Off the Porch: Tips for a better dove hunt

Aug. 31, 2013 @ 12:09 AM

Hunters in the south have a tradition that kicks off the hunting season. For me, it’s one of the best days in the year. A good southern dove season opener involves seeing people you haven’t seen in a while, shooting, watching dogs work, and food. Unfortunately it can also involve sweating, poison oak, chiggers and a bruised shoulder. The bruised shoulder only comes with good shoots, the others can happen when there are no birds to shoot. If there are birds, it’s still worth it. Dove hunting can be a great event in itself or it can be a warm up for other shooting later in the year. Either way it’s a challenging sport for the shotgun.
As a pure dove hunting gun, a twenty gauge works really well. 7/8 ounce loads of eights will kill any dove if you put the pattern on him and the recoil won’t beat you into the ground. Heavy loads aren’t needed for doves. I often shoot 7/8 oz. in 12 or 20. If you hunt a good field and have a good spot you can get a limit with a .410. If you’re are in one of those spots that only afford long shots you might need a 12 with a trap or skeet load. It doesn’t take much to anchor the diminutive dove but you do have to hit him. Size 7 ½ or 8 shot works well and I normally shoot the promotional loads that always show up in the newspaper before the season starts. When I was younger and more bloodthirsty than I now am, I shot 1 1/8 oz. loads in my 20 gauge, 6 lb., Winchester 101. I had a hickey on my shoulder that would have won a contest. I quit using such heavy loads after the gun doubled once.

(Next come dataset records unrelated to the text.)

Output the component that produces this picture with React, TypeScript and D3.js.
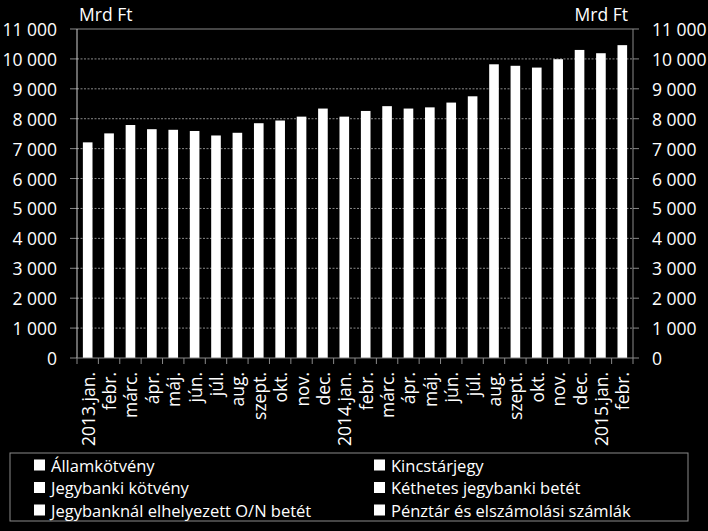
import React from "react";
import * as d3 from "d3";

const categories = [
  "2013.jan.", "febr.", "márc.", "ápr.", "máj.", "jún.", "júl.", "aug.", "szept.", "okt.", "nov.", "dec.",
  "2014.jan.", "febr.", "márc.", "ápr.", "máj.", "jún.", "júl.", "aug.", "szept.", "okt.", "nov.", "dec.",
  "2015.jan.", "febr.",
];
const values = [
  7210, 7510, 7790, 7650, 7630, 7590, 7440, 7530, 7850, 7940, 8070, 8340,
  8070, 8260, 8420, 8340, 8380, 8540, 8750, 9820, 9770, 9710, 9990, 10300,
  10190, 10460,
];
const yTicks = [0, 1000, 2000, 3000, 4000, 5000, 6000, 7000, 8000, 9000, 10000, 11000];
const unitLabel = "Mrd Ft";
const legendItems = [
  "Államkötvény", "Kincstárjegy",
  "Jegybanki kötvény", "Kéthetes jegybanki betét",
  "Jegybanknál elhelyezett O/N betét", "Pénztár és elszámolási számlák",
];

const W = 708, H = 531;
const L = 77, R = 633, T = 29, B = 358;
const FONT = "'Open Sans', sans-serif";
const FS = 17.5;
const LFS = 16.5;

const fmt = (v: number) => {
  const s = String(v);
  return s.length > 3 ? s.slice(0, s.length - 3) + " " + s.slice(-3) : s;
};

export default function App() {
  const idx = categories.map((_, i) => i);
  const x = d3.scaleBand<number>().domain(idx).range([L, R]).paddingInner(0.55).paddingOuter(0.275);
  const y = d3.scaleLinear().domain([0, 11000]).range([B, T]);
  const step = x.step();

  return (
    <svg width={W} height={H} style={{ position: "absolute", left: 0, top: 0 }} fontFamily={FONT}>
      <rect x={0} y={0} width={W} height={H} fill="#000" />
      {yTicks.map((t) => (
        <g key={"g" + t}>
          {t > 0 && t < 11000 && (
            <line x1={L} x2={R} y1={y(t)} y2={y(t)} stroke="#8a8a8a" strokeWidth={1} strokeDasharray="2,1.5" />
          )}
          {t === 11000 && <line x1={L} x2={R} y1={y(t)} y2={y(t)} stroke="#8a8a8a" strokeWidth={1} />}
          <line x1={L - 7} x2={L} y1={y(t)} y2={y(t)} stroke="#8a8a8a" />
          <line x1={R} x2={R + 6} y1={y(t)} y2={y(t)} stroke="#8a8a8a" />
          <text x={57} y={y(t)} textAnchor="end" dominantBaseline="central" fill="#fff" fontSize={FS}>
            {fmt(t)}
          </text>
          <text x={652} y={y(t)} textAnchor="start" dominantBaseline="central" fill="#fff" fontSize={FS}>
            {fmt(t)}
          </text>
        </g>
      ))}
      {values.map((v, i) => (
        <rect key={"b" + i} x={x(i)} y={y(v)} width={x.bandwidth()} height={y(0) - y(v)} fill="#fff" />
      ))}
      <line x1={L} x2={L} y1={T} y2={B} stroke="#d0d0d0" />
      <line x1={R} x2={R} y1={T} y2={B} stroke="#8a8a8a" />
      <line x1={L} x2={R} y1={B} y2={B} stroke="#8a8a8a" />
      {d3.range(categories.length + 1).map((k) => (
        <line key={"t" + k} x1={L + k * step} x2={L + k * step} y1={B} y2={B + 6} stroke="#8a8a8a" />
      ))}
      {categories.map((c, i) => {
        const cx = (x(i) as number) + x.bandwidth() / 2;
        return (
          <text
            key={"c" + i}
            transform={`translate(${cx},${372}) rotate(-90)`}
            textAnchor="end"
            dominantBaseline="central"
            fill="#fff"
            fontSize={FS}
          >
            {c}
          </text>
        );
      })}
      <text x={79} y={21} fill="#fff" fontSize={FS}>{unitLabel}</text>
      <text x={628} y={21} fill="#fff" fontSize={FS} textAnchor="end">{unitLabel}</text>
      <rect x={10} y={453} width={678} height={68} fill="none" stroke="#8a8a8a" />
      {legendItems.map((it, i) => {
        const col = i % 2;
        const row = Math.floor(i / 2);
        const lx = col === 0 ? 34 : 374;
        const ly = 465 + row * 22.5;
        return (
          <g key={"l" + i}>
            <rect x={lx} y={ly - 5.5} width={11} height={11} fill="#fff" />
            <text x={lx + 17} y={ly} dominantBaseline="central" fill="#fff" fontSize={LFS}>
              {it}
            </text>
          </g>
        );
      })}
    </svg>
  );
}
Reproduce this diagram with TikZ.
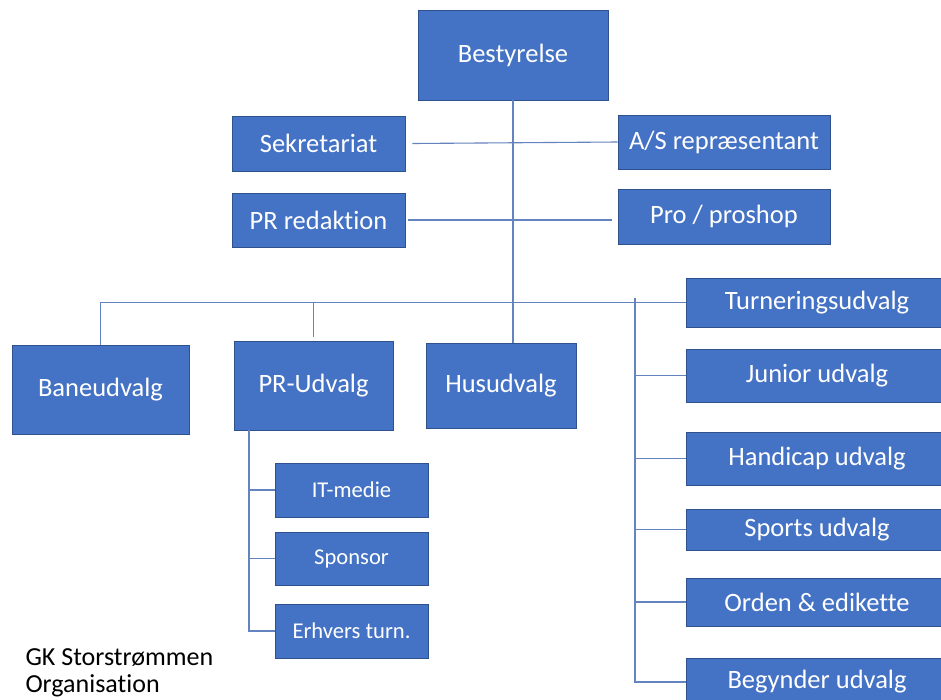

None of the options (weight, gauge, load, or type of shotgun) we’ve discussed has a big effect on your ability to take doves, but the choke you select does. Go to the dove field with the wrong chokes, and your average and your game bag will suffer. I believe that most people make the mistake of using chokes that are too tight on doves. It’s true that some shots at doves are long, but shots that require full chokes are not generally the norm and you have to be a really good wingshooter to make them.
Fortunately, today’s modern shotguns have screw chokes. This means that you can go to the dove field with every choke you need in your pocket. Carefully consider the distance your shots are likely to be and make your choice. If, once the shooting gets underway, you feel the need to change, do it. A good rule of thumb is that improved cylinder will get you to about 25 yards, modified to about 35 yards, and full to about 40 to 45 yards. Also remember that birds are much harder to hit out there in that 40 to 45 yard range. The average dove shooter will score about twice as often at 25 yards than he will at 40 yards. If the birds aren’t getting close enough, you probably need to modify your hunting style.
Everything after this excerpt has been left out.